しかし、もともと最高裁に自分勝手な裁判官任命をやらせないように、最高裁の手足をしばるものですから、裁判所側は運用に力が入っていないのは当然で、市民の側ががんばらないといけないのですが、発足後20年も経つと、そちらの側にも疲れが見えます。個々の裁判官についての資料の集まりかたが少ない、また弁護士委員について見ると、各弁護士会の順送りで政府機関の委員推選と同じように扱われ、制度に熱意のある人が就任すると限らない、というようなことがあります。
3.裁判官の人事評価
裁判官の人事評価は、従来はやっていることさえ秘密にされていたくらいですが、評価される裁判官への開示や意見聴取をふくめて透明性がかなり確保されるようになりました。同時に重要なのは、市民がだれでもどの裁判官についても自分の評価を裁判所に出すことができるようになったことです。これは数がまとまれば、またまとまらなくても評価の質が高ければ大きな意味をもって来ます。
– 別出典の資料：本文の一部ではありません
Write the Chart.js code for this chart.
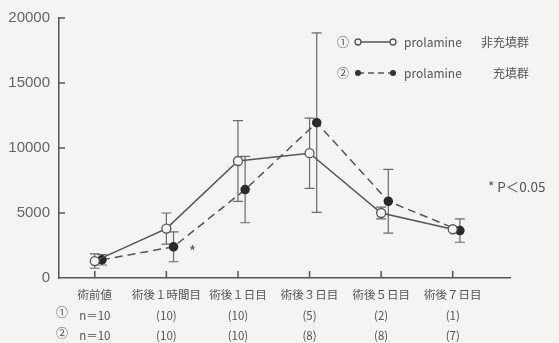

余り知られていないために、また大声である裁判官に対する不信を唱える人がいても、それを裁判所に届ける方法を知らないために効果を発揮できないでいます。
4.検察審査会の議決
検察官の事件処理についてのチェックで、「不起訴不当」の議決は前からあったのですが「不起訴不当」の議決をすれば再捜査が義務付けられ「起訴相当」の議決があると起訴が強制され、弁護士が検察官に代わって起訴し公判廷までの活動を行うという仕組みができました。
検察審査会は制度ができて76年経ってこれまでにも評価が高く、諸制度ができてからも良くやっていると思います。
5.裁判所委員会
裁判所委員会は家庭裁判所には以前からありましたが、地方裁判所にも作られることになり、現在全国に100ケ所の裁判所委員会が設けられています。市民である委員がその裁判所の運営について意見を述べ、また委員会としての意見を取りまとめて提起し、裁判所はその意見に対してどう対処したかを委員会に委員会に報告しなければならないものとしたのです。
ただ、裁判所側の委員(多くは所長)が委員長のポストを求めたがり、現実に所長以外が委員長に就いたのはこれまで数ヶ所しかありません。それは裁判所が裁判所運営についての意見を聞く、といいながら余りあちこち自由に口をはさんでほしくないからです。そうでなくて、もっと自由に意見を出しあい、もっとフランクにその意見を聞いて貰いたいものです。